Ice sheet models often need to do something like this to get “reasonable” initial fields within the ice:

  1. start only with (potentially) observable quantities like surface elevation, ice thickness, ice surface temperature, surface mass balance, and geothermal flux,

  2. “bootstrap” as defined here, using heuristics to fill in temperatures at depth and to give a preliminary estimate of the basal sliding condition and the three-dimensional velocity field, and

    1. either do a long run, often holding the current geometry and surface conditions steady, to evolve toward a steady state which has compatible temperature, stress, and velocity fields,

    2. or do a long run using an additional (typically spatially-imprecise) historical record from an ice core or a sea bed core (or both), to apply forcing to the surface temperature or sea level (for instance), but with the same functional result of filling in temperature, stress, and velocity fields.

When using -bootstrap you will need to specify both grid dimensions (using -Mx, -My and -Mz; see section Spatial grid) and the height of the computational box for the ice with -Lz (section Computational box). The data read from the file can determine the horizontal extent of the model, if options -Lx, -Ly are not set.
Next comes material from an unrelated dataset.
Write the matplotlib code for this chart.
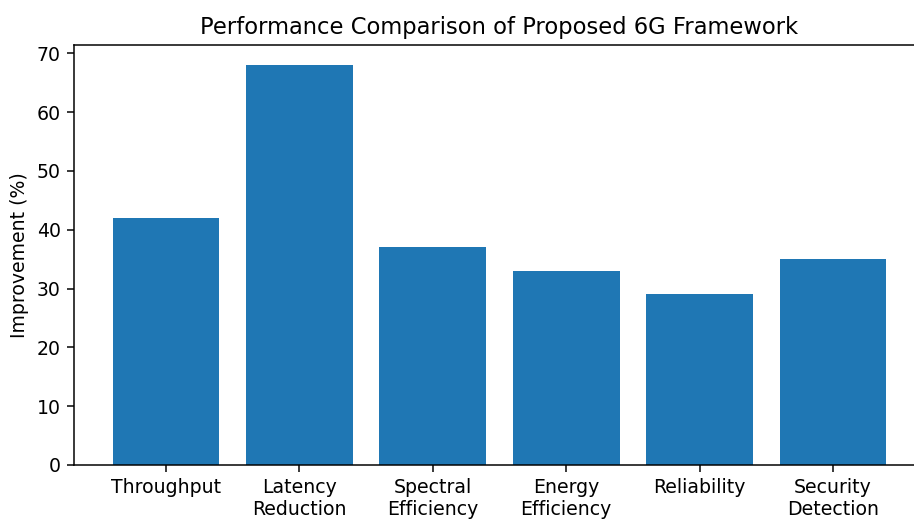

The additional required specification of vertical extent by -Lz is reasonably natural because input data used in “bootstrapping” are two-dimensional. Using -bootstrap without specifying all four options -Mx, -My, -Mz, -Lz is an error.

If -Lx and -Ly specify horizontal grid dimensions smaller than in the bootstrapping file, PISM will cut out the center portion of the domain. In PISM’s regional mode, options -x_range and -y_range each take a list of two numbers, a list of minimum and maximum \(x\) and \(y\) coordinates, respectively (in meters), which makes it possible to select a subset that is not centered in the bootstrapping file’s grid.

For the key issue of what heuristic is used to determine the temperatures at depth, there are two methods. The default method uses ice thickness, surface temperature, surface mass balance, and geothermal flux. The temperature is set to the solution of a steady one-dimensional differential equation in which conduction and vertical advection are in balance, and the vertical velocity linearly-interpolates between the surface mass balance rate at the top and zero at the bottom. The non-default method, selected by setting bootstrapping­.temperature_heuristic to quartic_guess, was the default in older PISM versions (stable0.5 and earlier); it does not use the surface mass balance and instead makes a more-heuristic estimate of the vertical temperature profile based only on the ice thickness, surface temperature, and geothermal flux.

-bootstrap file format

Allowed formats for a bootstrapping file are relatively simple to describe.

  1. NetCDF variables should have the units containing a UDUNITS-compatible string. If this attribute is missing, PISM will assume that a field uses MKS units.1

  2. NetCDF coordinate variables should have standard_name or axis attributes. These are used to determine which spatial dimension a NetCDF dimension corresponds to; for example see ncdump -h output from a file produced by PISM. The x and y dimensions need not be called “x” and “y”.

  3. Coordinate variables have to be strictly-increasing.

  4. Three-dimensional variables will be ignored in bootstrapping.

  5. The standard_name attribute is used, when available, to identify a variable, so variable names need not match corresponding variables in a PISM output file. See the CF standard names used by PISM for a list of CF standard names used in PISM.

    For example, the bed elevation (topography) is read by standard_name = bedrock_altitude and the ice thickness by standard_name = land_ice_thickness.

  6. Any two-dimensional variable except bed topography and ice thickness may be missing. For missing variables some heuristic will be applied. See Table 4 for a sketch of the data necessary for bootstrapping.

  7. Surface elevation is ignored if present. Users with surface elevation and bed elevation data should compute the ice thickness variable, put it in the bootstrapping file, and set its standard_name to land_ice_thickness.

1

PISM automatically converts data present in an input file to MKS. This means that having ice thickness in feet or temperature in Fahrenheit is allowed.